4. Hormonal Changes (Including Low Testosterone)

People of all genders can experience low testosterone and it directly impacts sexual desire, energy and mood.

For women, hormonal shifts from stress, birth control, pregnancy or perimenopause commonly contribute to women’s low libido.

What to do:

  • Ask your doctor for a full hormone panel.
  • Prioritize sleep, resistance training and adequate protein.
  • Avoid assuming it’s “just aging.”

5. Antidepressants and Libido

Many antidepressants reduce sexual desire and arousal. This is extremely common and rarely discussed.

Some people explore alternatives like Wellbutrin, which is sometimes chosen because it may have fewer sexual side effects. Others hear about medications such as Addyi for women’s low libido.

What to do:

  • Never stop medication on your own.
  • Talk with your prescriber about libido-friendly options or dosage adjustments.
  • Balance mental health and sexual health  both matter.

(Yes, antidepressants and libido deserve more honest conversations.)

6. Poor Sleep and Exhaustion

No sleep equals no sex drive. It’s that simple. Sleep deprivation increases cortisol and suppresses hormones tied to sexual desire.

What to do:

  • Aim for consistent bedtimes.
  • Reduce late-night screens.
  • Treat rest as essential, not optional.

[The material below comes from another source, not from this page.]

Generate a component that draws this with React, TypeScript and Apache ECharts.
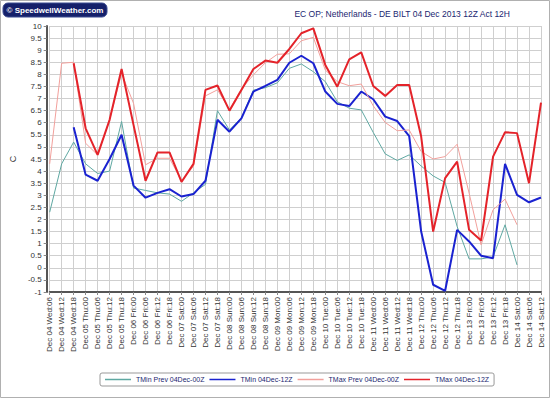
import React, { useEffect, useRef } from "react";
import * as echarts from "echarts";

const categories: string[] = [
  "Dec 04 Wed:06", "Dec 04 Wed:12", "Dec 04 Wed:18",
  "Dec 05 Thu:00", "Dec 05 Thu:06", "Dec 05 Thu:12", "Dec 05 Thu:18",
  "Dec 06 Fri:00", "Dec 06 Fri:06", "Dec 06 Fri:12", "Dec 06 Fri:18",
  "Dec 07 Sat:00", "Dec 07 Sat:06", "Dec 07 Sat:12", "Dec 07 Sat:18",
  "Dec 08 Sun:00", "Dec 08 Sun:06", "Dec 08 Sun:12", "Dec 08 Sun:18",
  "Dec 09 Mon:00", "Dec 09 Mon:06", "Dec 09 Mon:12", "Dec 09 Mon:18",
  "Dec 10 Tue:00", "Dec 10 Tue:06", "Dec 10 Tue:12", "Dec 10 Tue:18",
  "Dec 11 Wed:00", "Dec 11 Wed:06", "Dec 11 Wed:12", "Dec 11 Wed:18",
  "Dec 12 Thu:00", "Dec 12 Thu:06", "Dec 12 Thu:12", "Dec 12 Thu:18",
  "Dec 13 Fri:00", "Dec 13 Fri:06", "Dec 13 Fri:12", "Dec 13 Fri:18",
  "Dec 14 Sat:00", "Dec 14 Sat:06", "Dec 14 Sat:12",
];

const tminPrev: (number | null)[] = [
  2.3, 4.3, 5.2, 4.3, 3.9, 4.0, 6.05, 3.3, 3.2, 3.1, 3.05, 2.75, 3.1, 3.45,
  6.5, 5.7, 6.2, 7.35, 7.45, 7.65, 8.25, 8.43, 8.11, 7.7, 6.87, 6.6, 6.53,
  5.6, 4.71, 4.44, 4.67, 4.21, 3.8, 3.53, 1.71, 0.37, 0.37, 0.45, 1.78, 0.12,
  null, null,
];

const tmin: (number | null)[] = [
  null, null, 5.81, 3.85, 3.6, 4.5, 5.5, 3.4, 2.9, 3.1, 3.25, 2.95, 3.05, 3.6,
  6.12, 5.63, 6.18, 7.29, 7.52, 7.77, 8.48, 8.77, 8.46, 7.29, 6.78, 6.69, 7.29,
  6.97, 6.25, 6.07, 5.45, 1.5, -0.7, -0.95, 1.57, 1.09, 0.5, 0.4, 4.3, 3.02,
  2.71, 2.91,
];

const tmaxPrev: (number | null)[] = [
  4.3, 8.46, 8.5, 5.15, 4.67, 6.12, 8.04, 6.8, 4.26, 4.53, 4.53, 3.6, 4.2, 7.11,
  7.36, 6.55, 7.4, 7.98, 8.48, 8.83, 8.85, 9.39, 9.53, 8.18, 7.7, 7.53, 7.6,
  6.7, 6.01, 5.67, 5.7, 4.81, 4.5, 4.6, 5.11, 3.09, 0.95, 2.4, 2.84, 1.78,
  null, null,
];

const tmax: (number | null)[] = [
  null, null, 8.46, 5.77, 4.67, 6.12, 8.22, 5.9, 3.6, 4.77, 4.77, 3.55, 4.3,
  7.36, 7.54, 6.5, 7.35, 8.22, 8.57, 8.48, 9.05, 9.7, 9.9, 8.39, 7.49, 8.62,
  8.91, 7.52, 7.11, 7.56, 7.56, 5.43, 1.5, 3.71, 4.39, 1.57, 1.13, 4.6, 5.61,
  5.57, 3.5, 6.83,
];

const seriesNames = [
  "TMin Prev 04Dec-00Z",
  "TMin 04Dec-12Z",
  "TMax Prev 04Dec-00Z",
  "TMax 04Dec-12Z",
];

const titleText = "EC OP; Netherlands - DE BILT 04 Dec 2013 12Z Act 12H";
const logoText = "© SpeedwellWeather.com";

export default function App() {
  const ref = useRef<HTMLDivElement>(null);
  useEffect(() => {
    document.body.style.margin = "0";
    const chart = echarts.init(ref.current!, undefined, { renderer: "svg" });
    const font = "Liberation Sans, Arial, sans-serif";
    const mk = (name: string, data: (number | null)[], color: string, width: number) => ({
      name,
      type: "line",
      data,
      symbol: "none",
      connectNulls: false,
      lineStyle: { color, width },
      itemStyle: { color },
    });
    chart.setOption({
      animation: false,
      backgroundColor: "#ffffff",
      grid: { left: 41, right: 9, top: 26, bottom: 106 },
      graphic: [
        {
          type: "rect",
          shape: { x: 0.5, y: 0.5, width: 549, height: 397 },
          style: { fill: "none", stroke: "#b0b0b0", lineWidth: 1 },
          silent: true,
        },
        {
          type: "rect",
          shape: { x: 3, y: 3, width: 104, height: 14, r: 5 },
          style: { fill: "#15206a", stroke: "#3a4a90", lineWidth: 1 },
        },
        {
          type: "text",
          x: 55,
          y: 10,
          style: {
            text: logoText,
            fill: "#ffffff",
            font: "bold 8px " + font,
            textAlign: "center",
            textVerticalAlign: "middle",
          },
        },
        {
          type: "text",
          x: 510,
          y: 14,
          style: {
            text: titleText,
            fill: "#1a2670",
            font: "8.5px " + font,
            textAlign: "right",
            textVerticalAlign: "middle",
          },
        },
      ],
      legend: {
        bottom: 12,
        left: 100,
        data: seriesNames.map((n) => ({ name: n, icon: "rect" })),
        borderColor: "#999",
        borderWidth: 1,
        borderRadius: 2,
        padding: [3, 5],
        itemGap: 5,
        itemWidth: 26,
        itemHeight: 1.5,
        textStyle: { fontSize: 7, fontFamily: font, color: "#1a2670" },
      },
      xAxis: {
        type: "category",
        data: categories,
        boundaryGap: false,
        axisLine: { onZero: false, lineStyle: { color: "#555", width: 2 } },
        axisTick: { show: true, interval: 0, length: 3, lineStyle: { color: "#888" } },
        axisLabel: {
          interval: 0,
          rotate: 90,
          fontSize: 8,
          fontFamily: font,
          color: "#333",
          margin: 5,
        },
        splitLine: { show: true, interval: 0, lineStyle: { color: "#cfcfcf", width: 1 } },
      },
      yAxis: {
        type: "value",
        min: -1,
        max: 10,
        interval: 0.5,
        offset: 3,
        name: "C",
        nameLocation: "middle",
        nameGap: 24,
        nameRotate: 90,
        nameTextStyle: { fontSize: 9, fontFamily: font, color: "#333" },
        axisLine: { show: true, lineStyle: { color: "#555", width: 2 } },
        axisTick: { show: true, length: 3, lineStyle: { color: "#888" } },
        axisLabel: { fontSize: 8, fontFamily: font, color: "#333", margin: 5 },
        splitLine: { show: true, lineStyle: { color: "#cfcfcf", width: 1 } },
      },
      series: [
        mk(seriesNames[0], tminPrev, "#5fa8a2", 1),
        mk(seriesNames[1], tmin, "#1a22d0", 2),
        mk(seriesNames[2], tmaxPrev, "#f2a09c", 1),
        mk(seriesNames[3], tmax, "#e4232a", 2),
      ],
    });
    return () => chart.dispose();
  }, []);
  return <div ref={ref} style={{ width: 550, height: 398 }} />;
}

7. Physical Attraction vs. Libido Confusion

Here’s something surprising:
You can still find your partner attractive and have low libido. Many people assume lack of desire equals lack of attraction which leads to hurt feelings and rejection.

This misunderstanding causes massive relationship damage.

What to do:

  • Separate physical attraction vs. libido in your conversations.
  • Reassure your partner when attraction is still there.
  • Use clear language: “I love you, my body just isn’t cooperating right now.”

8. Two-Meal Dieting or Under-Eating

If you’re restricting calories or skipping meals, your body may interpret that as scarcity and reproduction becomes non-essential. Low energy availability equals low sex drive.

What to do:

  • Eat enough protein, fats and carbohydrates.
  • Don’t chronically undereat in the name of “health.”
  • Libido often returns when nourishment improves.

9. Lack of Body Confidence

Feeling disconnected from your body  weight changes, scars, aging  can quietly shut down sexual desire. You may avoid intimacy even if you love your partner.

What to do:

  • Practice gentle self-touch or mirror work.
  • Choose clothes that make you feel comfortable and attractive.
  • Remember: desire grows in safety, not criticism.

10. Not Knowing How to Talk About It

This might be the biggest one. People often suffer in silence because they don’t know how to explain low libido without hurting their partner. That silence breeds misunderstanding, resentment and emotional distance.

What to do:

Try starting with:

“I care about you and I want us to feel close. My low sex drive isn’t about you  I’d love to figure this out together.”

Low libido means something in your system emotional, physical, hormonal or relational needs attention. If you’re struggling with low sexual desire, you deserve support, not shame.